Roglic resta cuatro segundos
En el esprint bonificado se impuso Groves, que imaginaba repetir en Zaragoza porque es el más veloz. Lo afrontó como un entrenamiento, como un ensayo general. Primoz Roglic, atento, también lo disputó. Logró su premio. Restó cuatro segundos de desventaja respecto a Remco Evenepoel antes de acudir a los Pirineos.
Es un pequeño rasguño. Un botín formidable en una situación de parálisis por el respeto que infunde el Tourmalet, el Día D de la Vuelta, donde manda Kuss, su compañero. Ese es, al menos, el cálculo. La carrera, dicen los generales, empieza en la codillera pirenaica, aunque despertara en Barcelona hace varias lunas.
En una Vuelta que se está quedando en nada, de lo que pudo ser y no es por distintas razones, el Tourmalet, su leyenda, su presencia intimidante, lo es todo. “Es una etapa crucial”, sugiere Vingegaard, bicampeón de la Grande Boucle. El coloso francés es la esperanza para rescatar una carrera en los huesos, que parece molestar a los ciclistas.
Los gascones llamaron a la mole del corazón pirenaico, que bombea su mito por en cima de los 2000 metros, la ‘montaña de mal retorno’. La Vuelta espera que sea la legendaria cima la que devuelva el espíritu de la competición a la Vuelta tras días de barbecho. Un secarral.
Tourmalet, la gran montaña
El Tour se prendió de aquella montaña temible en 1910. Un periodista de L’Auto, Alphonse Steinès, colaborador de Henri Desgranges, el director del diario que inventó la carrera más famosa del mundo, se aventuró a explorar la subida, ignota entonces.
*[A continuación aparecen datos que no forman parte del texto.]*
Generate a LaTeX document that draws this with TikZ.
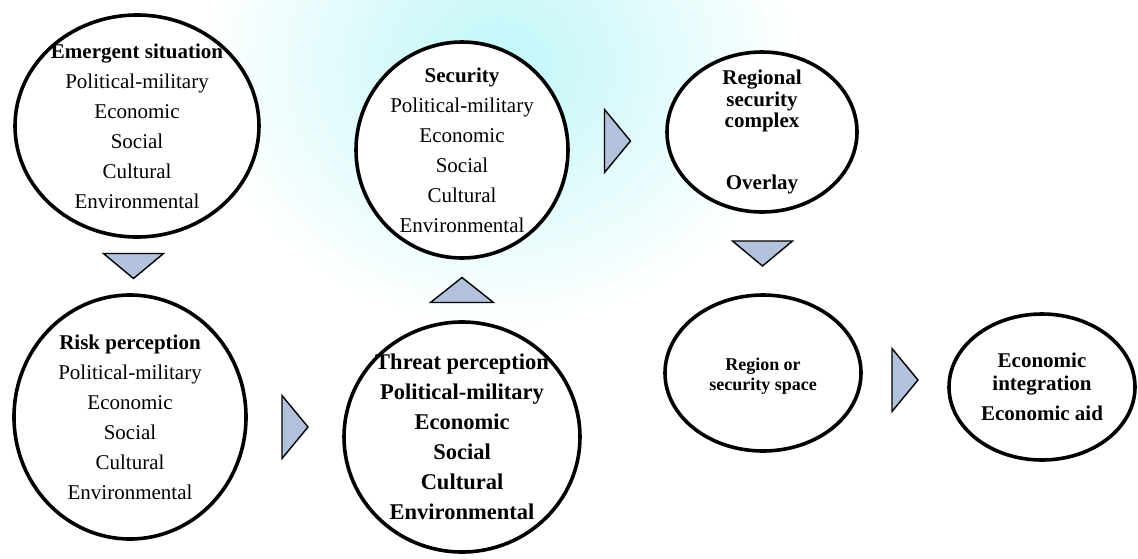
\documentclass[tikz,border=0pt]{standalone}
\usepackage{fontspec}
\setmainfont{Liberation Serif}
\usetikzlibrary{shapes.geometric,calc}
\definecolor{trifill}{RGB}{178,193,220}
\definecolor{washcyan}{RGB}{192,246,248}

\begin{document}
\begin{tikzpicture}
		[x=1pt, y=-1pt,
		bubble/.style ={ellipse, draw=black, line width=3.6pt, fill=white, inner sep=0pt},
		txt/.style ={align=center, font=\fontsize{21}{30}\selectfont},
		tri/.style ={draw=black, line width=1.4pt, fill=trifill},
		pics/tridown/.style ={code={\draw[tri] (-30,-12.5) -- (30,-12.5) -- (0,12.5) -- cycle;}},
		pics/triup/.style ={code={\draw[tri] (-31.5,12.5) -- (31.5,12.5) -- (0,-12.5) -- cycle;}},
		pics/triright/.style ={code={\draw[tri] (-13,-31.5) -- (-13,31.5) -- (13,0) -- cycle;}}]
		\useasboundingbox (0,0) rectangle (1138,558);
		% faint wash behind the top row
		\shade[inner color=washcyan, outer color=white] (200,-200) rectangle (800,330);

		\draw (137,126) node[bubble, minimum width=244pt, minimum height=222pt] (emerg) {};
		\draw (130,417) node[bubble, minimum width=232pt, minimum height=244pt] (risk) {};
		\draw (462,150) node[bubble, minimum width=212pt, minimum height=216pt] (secur) {};
		\draw (462,437) node[bubble, minimum width=236pt, minimum height=230pt] (threat) {};
		\draw (762,132) node[bubble, minimum width=190pt, minimum height=160pt] (rsc) {};
		\draw (763,373) node[bubble, minimum width=196pt, minimum height=156pt] (space) {};
		\draw (1042,387) node[bubble, minimum width=186pt, minimum height=146pt] (econ) {};

		\node[txt] (emergT) at (emerg) {\textbf{Emergent situation}\\Political-military\\Economic\\Social\\Cultural\\Environmental};
		\node[txt] (riskT) at (risk) {\textbf{Risk perception}\\Political-military\\Economic\\Social\\Cultural\\Environmental};
		\node[txt] (securT) at (secur) {\textbf{Security}\\Political-military\\Economic\\Social\\Cultural\\Environmental};
		\node[txt, font=\bfseries\fontsize{22.5}{30}\selectfont] (threatT) at (threat) {Threat perception\\Political-military\\Economic\\Social\\Cultural\\Environmental};
		\node[txt, font=\bfseries\fontsize{21}{21.5}\selectfont] (rscT) at (rsc) {Regional\\security\\complex\\[40pt]Overlay};
		\node[txt, font=\bfseries\fontsize{18}{20}\selectfont] (spaceT) at ($(space)+(0,3)$) {Region or\\security space};
		\node[txt, font=\bfseries\fontsize{21}{23}\selectfont] (econT) at (econ) {Economic\\integration\\[7pt]Economic aid};

		\pic at ($(emerg.south)!.5!(risk.north)$) {tridown};
		\pic at ($(risk.east)!.5!(threat.west)$) {triright};
		\pic at ($(threat.north)!.5!(secur.south)$) {triup};
		\pic at ($(secur.east)!.5!(rsc.west)$) {triright};
		\pic at ($(rsc.south)!.5!(space.north)$) {tridown};
		\pic at ($(space.east)!.5!(econ.west)$) {triright};

	\end{tikzpicture}
\end{document}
Un descubrimiento. El ingeniero de caminos de Eaux-Bonnes escuchó aquella idea, de aspecto suicida. Una locura. Contestó: “¿Es que se han vuelto locos en París?”.
Steinès se adentró en los Pirineos en un Mercedes con chófer. Ascendieron por una ruta impracticable. A cuatro kilómetros de la cumbre les paró en seco la nieve, acantonada en una muralla fría y blanca. Steinès, hipnotizado por aquella visión, decidió adentrarse en otra dimensión.
Le pudo la curiosidad. Así progresa el ser humano. Descubrió un templo para el ciclismo. Un pasaje para la historia. Fascinado frente a su descubrimiento, que en realidad fue una penosa aventura, envió un telegrama a Desgranges. Le embaucó. Mintió con entusiasmo. Palabra por palabra.
“Tourmalet atravesado. Stop. Muy buena ruta. Stop. Perfectamente practicable. Stop. Firmado, Steinès”. Steinès mintió. Octave Lapize, en 1910, fue el pionero. Posó su nombre en la montaña mágica. Conquistó la cima del Tourmalet, que fue la lanzadera para hacerse con la victoria final.
Lapize, sordo de un oído, murió en un combate aéreo en la Primera Guerra Mundial pilotando un biplano en los cielos de Verdun. Su aparato estaba decorado con un gallo y el número 4, con el que alcanzó la gloria en el Tour. Los gallos deben medirse en Toumalet. La corona de la Vuelta se forja en las entrañas del coloso pirenaico. Todos invocan al Tourmalet. Allí amanece la Vuelta.